Controlled Growth of Complex Oxide Thin Films (playing LEGO with atoms)
Dave H.A. Blank
University of Twente, Faculty of Science and Technology, and MESA+ Institute for Nanotechnology
P.O. Box 217, 7500 AE The Netherlands
The flexibility of the pulsed laser deposition set-up offers the researcher a large freedom of choice in target material, ablation characteristics, target-substrate geometry, ambient gas and its pressure, and substrate temperature. All these parameters influence plasma formation, film growth, and film properties. Deposition parameters can be varied over several orders of magnitude. Especially the ambient pressure is known for its large dynamic range of more than seven orders of magnitude. Furthermore, the kinetic energies of species arriving at the substrate surface can be tuned over three orders of magnitude (0.1400 eV). The large dynamic ranges of deposition parameters result in different regimes of ablation and deposition. Due to powerful lasers with short pulse lengths, high laser power densities can be realised. This makes the ablation of a wide range of materials possible.
Pulsed Laser Deposition (PLD) is attractive for research on complex oxides because it is fast and one can easily investigate a wide range of different materials and compositions. Currently, a major issue in the growth of oxide materials with PLD is the control of the surface morphology. For most materials it is necessary to control the thickness and roughness of the thin films down to an atomic scale. Such well-controlled growth can also be used to manufacture artificially layered structures of different materials with different properties. In this way it is possible to create a whole new class of materials. It would be possible to create materials tailor-made to applications. Such materials are also ideal for the purpose of understanding the physics and the search for materials with even yet not-known properties.
Pulsed laser deposition has become the workhorse for the development of complex oxide materials.
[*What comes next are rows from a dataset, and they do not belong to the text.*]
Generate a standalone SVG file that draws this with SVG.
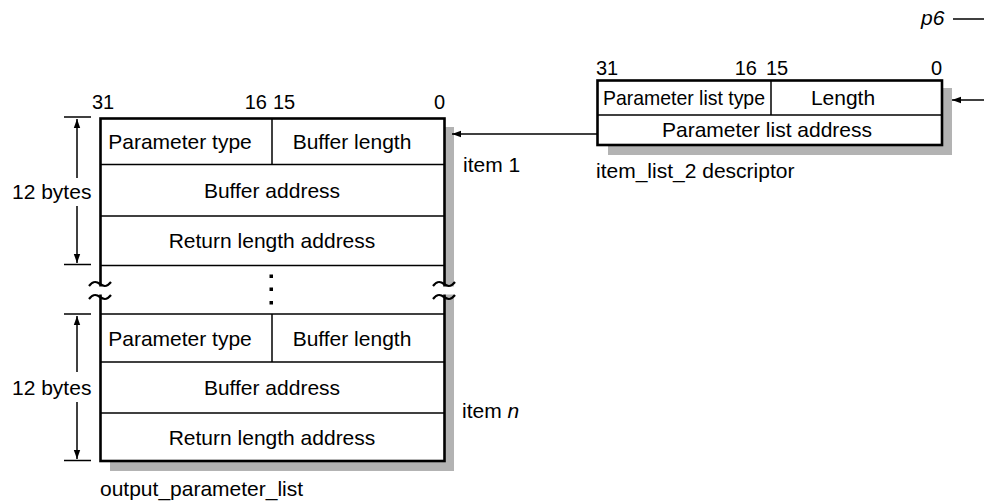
<svg xmlns="http://www.w3.org/2000/svg" width="984" height="501" viewBox="0 0 984 501">
<defs>
<style>
text{font-family:"Liberation Sans",Arial,Helvetica,sans-serif;font-size:21px;fill:#000}
.c{text-anchor:middle}
.e{text-anchor:end}
.bits{font-size:20px}
.box{fill:#fff;stroke:#000;stroke-width:2.6}
.ln{stroke:#000;stroke-width:1.5;fill:none}
.shadow{fill:#b3b3b3}
.til{fill:none;stroke:#000;stroke-width:2.2}
</style>
<marker id="ah" markerUnits="userSpaceOnUse" markerWidth="10" markerHeight="8" refX="9" refY="4" orient="auto">
<path d="M0,0.8 L9,4 L0,7.2 z" fill="#000"/>
</marker>
</defs>
<rect width="984" height="501" fill="#fff"/>

<g id="output_parameter_list">
<rect class="shadow" x="110" y="127" width="344" height="344"/>
<rect class="box" x="100.5" y="118.5" width="344" height="342.5"/>
<line class="ln" x1="100" y1="164.5" x2="445" y2="164.5"/>
<line class="ln" x1="100" y1="216" x2="445" y2="216"/>
<line class="ln" x1="100" y1="265.5" x2="445" y2="265.5"/>
<line class="ln" x1="100" y1="314" x2="445" y2="314"/>
<line class="ln" x1="100" y1="362" x2="445" y2="362"/>
<line class="ln" x1="100" y1="413" x2="445" y2="413"/>
<line class="ln" x1="272" y1="118" x2="272" y2="164.5"/>
<line class="ln" x1="272" y1="314" x2="272" y2="362"/>
<text class="c" x="180" y="149">Parameter type</text>
<text class="c" x="352" y="149">Buffer length</text>
<text class="c" x="272" y="197.5">Buffer address</text>
<text class="c" x="272" y="248">Return length address</text>
<text class="c" x="180" y="346">Parameter type</text>
<text class="c" x="352" y="346">Buffer length</text>
<text class="c" x="272" y="395">Buffer address</text>
<text class="c" x="272" y="444.5">Return length address</text>
<rect x="269.5" y="274.5" width="3.5" height="3.5"/>
<rect x="269.5" y="287.5" width="3.5" height="3.5"/>
<rect x="269.5" y="301" width="3.5" height="3.5"/>
<rect x="90" y="286.5" width="22" height="8" fill="#fff"/>
<rect x="432" y="286.5" width="25" height="8" fill="#fff"/>
<path class="til" d="M89,286 c4,-5 7,-5 11,-2 s7,3 11,-2"/>
<path class="til" d="M89,299 c4,-5 7,-5 11,-2 s7,3 11,-2"/>
<path class="til" d="M433,286 c4,-5 7,-5 11,-2 s7,3 11,-2"/>
<path class="til" d="M433,299 c4,-5 7,-5 11,-2 s7,3 11,-2"/>
<text class="bits" x="92" y="109">31</text>
<text class="bits e" x="267" y="109">16</text>
<text class="bits" x="273" y="109">15</text>
<text class="bits e" x="445" y="109">0</text>
<text x="100" y="496">output_parameter_list</text>
<text x="463" y="172">item 1</text>
<text x="462" y="418">item <tspan font-style="italic">n</tspan></text>
</g>

<g id="item_list_2_descriptor">
<rect class="shadow" x="608" y="88" width="344" height="67"/>
<rect class="box" x="597.5" y="80.5" width="344.5" height="64.5"/>
<line class="ln" x1="597" y1="115" x2="942" y2="115"/>
<line class="ln" x1="771" y1="80" x2="771" y2="115"/>
<text x="603" y="105" textLength="162" lengthAdjust="spacingAndGlyphs">Parameter list type</text>
<text class="c" x="843" y="105">Length</text>
<text class="c" x="767" y="137">Parameter list address</text>
<text class="bits" x="596" y="75">31</text>
<text class="bits e" x="757" y="75">16</text>
<text class="bits" x="766" y="75">15</text>
<text class="bits e" x="942" y="75">0</text>
<text x="596" y="178">item_list_2 descriptor</text>
</g>

<g id="p6">
<text x="921" y="25" font-style="italic">p6</text>
</g>

<g id="dimensions">
<line class="ln" x1="64" y1="117" x2="91" y2="117"/>
<line class="ln" x1="64" y1="264.5" x2="91" y2="264.5"/>
<line class="ln" x1="77" y1="178" x2="77" y2="119" marker-end="url(#ah)"/>
<line class="ln" x1="77" y1="206" x2="77" y2="263" marker-end="url(#ah)"/>
<text x="12" y="198.5">12 bytes</text>
<line class="ln" x1="64" y1="314" x2="91" y2="314"/>
<line class="ln" x1="64" y1="460.5" x2="91" y2="460.5"/>
<line class="ln" x1="77" y1="372" x2="77" y2="316" marker-end="url(#ah)"/>
<line class="ln" x1="77" y1="402" x2="77" y2="459" marker-end="url(#ah)"/>
<text x="12" y="394.5">12 bytes</text>
</g>

<g id="connectors">
<line class="ln" x1="598" y1="134" x2="452" y2="134" marker-end="url(#ah)"/>
<line class="ln" x1="984" y1="100" x2="952" y2="100" marker-end="url(#ah)"/>
<line class="ln" x1="953" y1="19" x2="984" y2="19"/>
</g>
</svg>
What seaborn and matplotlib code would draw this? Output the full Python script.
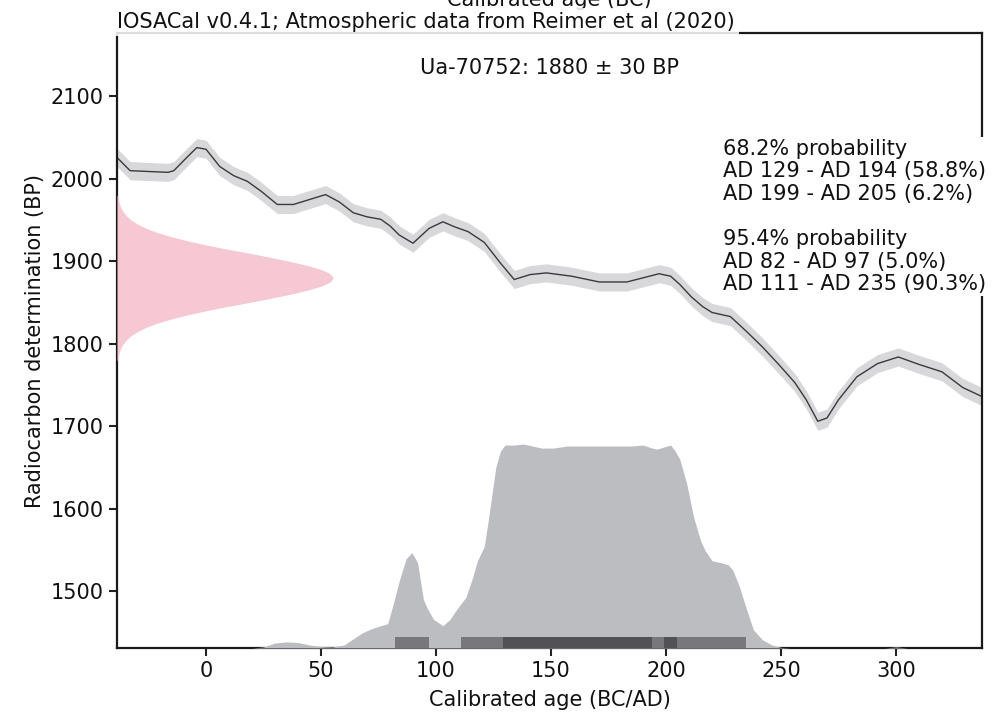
import matplotlib
matplotlib.use('Agg')
import numpy as np
import pandas as pd
import seaborn as sns
import matplotlib.pyplot as plt

# calibration curve (calendar year AD -> radiocarbon age BP)
curve_year = [-40, -38.7, -33, -25, -16.5, -14, -8, -4, 0, 6, 12, 18, 24, 31, 38, 45,
              52, 58, 64, 70, 76, 80, 84, 90, 97, 103, 108, 114, 121, 128, 134, 141,
              148, 159, 171, 183, 190, 197, 202, 206, 211, 216, 220, 228, 235, 242,
              249, 256, 261, 266, 270, 275, 283, 292, 301, 310, 320, 329, 337.4, 340]
curve_bp = [2030, 2026, 2010, 2009, 2008, 2010, 2027, 2038, 2036, 2015, 2004, 1997, 1985,
            1969, 1969, 1975, 1981, 1972, 1959, 1954, 1951, 1943, 1932, 1922, 1940, 1948,
            1942, 1936, 1923, 1898, 1878, 1884, 1886, 1882, 1875, 1875, 1880, 1885, 1882,
            1872, 1857, 1845, 1838, 1833, 1815, 1796, 1775, 1753, 1732, 1706, 1710, 1732,
            1760, 1776, 1784, 1775, 1766, 1747, 1736, 1735]
curve_err = 11

# calibrated age probability (relative to the plateau)
cal_year = [20, 25, 30, 35, 40, 45, 50, 55, 60, 64, 68, 72, 76, 79, 81, 84, 87, 89.5,
            92, 94.5, 96, 99, 103, 106, 109, 113, 116, 118, 121, 123, 124, 126, 128,
            130, 134, 138, 142, 146, 151, 157, 165, 177, 185, 190, 194, 196, 199, 202,
            204, 206, 209, 212, 215, 217, 220, 224, 227, 229, 232, 235, 238, 242, 246,
            250, 254, 295, 300, 305]
cal_prob = [0, 0.005, 0.025, 0.03, 0.027, 0.015, 0.007, 0.005, 0.015, 0.045, 0.075,
            0.095, 0.11, 0.12, 0.2, 0.33, 0.44, 0.47, 0.42, 0.24, 0.2, 0.14, 0.11, 0.14,
            0.19, 0.25, 0.35, 0.43, 0.5, 0.65, 0.73, 0.89, 0.97, 1.0, 1.0, 1.005, 0.995,
            0.985, 0.985, 0.995, 0.995, 0.995, 0.995, 1.0, 0.985, 0.98, 0.99, 1.0, 0.97,
            0.93, 0.81, 0.645, 0.53, 0.48, 0.43, 0.42, 0.41, 0.385, 0.30, 0.19, 0.09,
            0.04, 0.015, 0.003, 0, 0, 0.005, 0]

# radiocarbon determination 1880 +/- 30 BP
bp_values = [1780, 1785, 1790, 1795, 1800, 1805, 1810, 1815, 1820, 1825, 1830, 1835,
             1840, 1845, 1850, 1855, 1860, 1865, 1870, 1875, 1880, 1885, 1890, 1895,
             1900, 1905, 1910, 1915, 1920, 1925, 1930, 1935, 1940, 1945, 1950, 1955,
             1960, 1965, 1970, 1975, 1980]
bp_prob = [0.004, 0.007, 0.011, 0.018, 0.029, 0.044, 0.066, 0.096, 0.135, 0.186, 0.25,
           0.325, 0.41, 0.506, 0.61, 0.707, 0.80, 0.88, 0.946, 0.986, 1.0,
           0.986, 0.946, 0.88, 0.80, 0.707, 0.61, 0.506, 0.41, 0.325, 0.25, 0.186,
           0.135, 0.096, 0.066, 0.044, 0.029, 0.018, 0.011, 0.007, 0.004]

# highest density ranges
range95_start = [82, 111]
range95_end = [97, 235]
range68_start = [129, 199]
range68_end = [194, 205]

title = 'IOSACal v0.4.1; Atmospheric data from Reimer et al (2020)'
label = 'Ua-70752: 1880 ± 30 BP'
ranges_text = ('68.2% probability\nAD 129 - AD 194 (58.8%)\nAD 199 - AD 205 (6.2%)\n\n'
               '95.4% probability\nAD 82 - AD 97 (5.0%)\nAD 111 - AD 235 (90.3%)')

sns.set_style('ticks')
plt.rcParams['font.family'] = ['DejaVu Sans']
plt.rcParams['font.size'] = 15
plt.rcParams['text.color'] = '#111111'
plt.rcParams['axes.labelcolor'] = '#111111'
plt.rcParams['xtick.color'] = '#111111'
plt.rcParams['ytick.color'] = '#111111'

fig = plt.figure(figsize=(10.05, 7.17), dpi=100)
ax = fig.add_axes([117 / 1005, 1 - 648 / 717, 865 / 1005, 615 / 717])

curve = pd.DataFrame({'year': curve_year, 'bp': curve_bp})
ax.fill_between(curve['year'], curve['bp'] - curve_err, curve['bp'] + curve_err,
                color='#d8d8db', lw=0)
sns.lineplot(data=curve, x='year', y='bp', ax=ax, color='#3a3a3a', lw=1)

ax.set_xlim(-38.7, 337.4)
ax.set_ylim(1431, 2177)
ax.set_xticks([0, 50, 100, 150, 200, 250, 300])
ax.set_yticks([1500, 1600, 1700, 1800, 1900, 2000, 2100])
ax.set_xlabel('Calibrated age (BC/AD)', fontsize=15, labelpad=6)
ax.set_ylabel('Radiocarbon determination (BP)', fontsize=15)
ax.tick_params(labelsize=15, length=6, width=1.5, color='#222222')
for s in ax.spines.values():
    s.set_linewidth(1.6)
    s.set_color('#1a1a1a')

# calibrated distribution + ranges
ax_d = ax.twinx()
ax_d.fill_between(cal_year, 0, cal_prob, color='#bcbdc1', lw=0)
for a, b in zip(range95_start, range95_end):
    ax_d.bar(a, 0.055, width=b - a, align='edge', color='#78787c', lw=0)
for a, b in zip(range68_start, range68_end):
    ax_d.bar(a, 0.055, width=b - a, align='edge', color='#525256', lw=0)
ax_d.set_ylim(0, 1 / 0.33)
ax_d.set_yticks([])
for s in ax_d.spines.values():
    s.set_visible(False)

# radiocarbon determination
ax_r = ax.twiny()
ax_r.fill_betweenx(bp_values, 0, bp_prob, color='#f5c8d3', lw=0)
ax_r.set_xlim(0, 4)
ax_r.set_xticks([])
for s in ax_r.spines.values():
    s.set_visible(False)

ax.text(0.5, 0.959, label, transform=ax.transAxes, ha='center', va='top', fontsize=15)
ax_r.text(0.7006, 0.828, ranges_text, transform=ax.transAxes, ha='left', va='top',
          fontsize=15, linespacing=1.16,
          bbox=dict(boxstyle='square,pad=0.1', fc='white', ec='none'))

fig.text(117 / 1005, 1 - 28 / 717, title, ha='left', va='baseline', fontsize=15,
         bbox=dict(boxstyle='square,pad=0.2', fc='white', ec='none', alpha=0.85), zorder=5)
fig.text(549 / 1005, 1 - 6 / 717, 'Calibrated age (BC)', ha='center', va='baseline',
         fontsize=15)

fig.savefig('out.png', dpi=100)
Much effort is put in the deposition of excellent textured layers without grain boundaries. In general the properties of highly oriented films approximate the properties of single crystals. Single or multi-layer structures require a well-conditioned process technique. The deposited layers must have a large homogeneity with well-defined material properties, smooth surfaces, and, in the case of oxides, the correct oxygen stoichiometry. Important is the possibility to combine PLD with standard in-situ diagnostic techniques. Growth monitoring became possible even at relative high deposition pressures using ellipsometry and so-called high pressure Reflecting High Energy Electron Diffraction (RHEED). These developments have helped to make PLD a grown-up technique to fabricate complex materials and structures.
The recent developments in the strongly correlated materials, in particularly the metal oxides, have brought on many inventive ideas to apply these materials in novel device concepts. During the last decade a tremendous progress has been made in controlling these complicated materials. To name a few, these are the epitaxial growth technique, understanding of the properties of their defect structure, atomic-level control of their layering, in the case of oxides the manipulation of the oxygen contents and dopant densities, etc.. With our development of pulsed laser deposition with control at an atomic level using high-pressure reflective high-energy electron diffraction we are able to control the growth of these materials and to introduce new growth manipulations, like pulsed laser interval deposition. At present, extremely sharp and homogeneous interfaces can be realized and this is, for example, yet utilized in magnetic tunnel junctions in the ferromagnetic ‘bad metal’ SrRuO3. In this presentation I like to show these unique techniques and their use the obtained results to design complex materials ‘on demand’.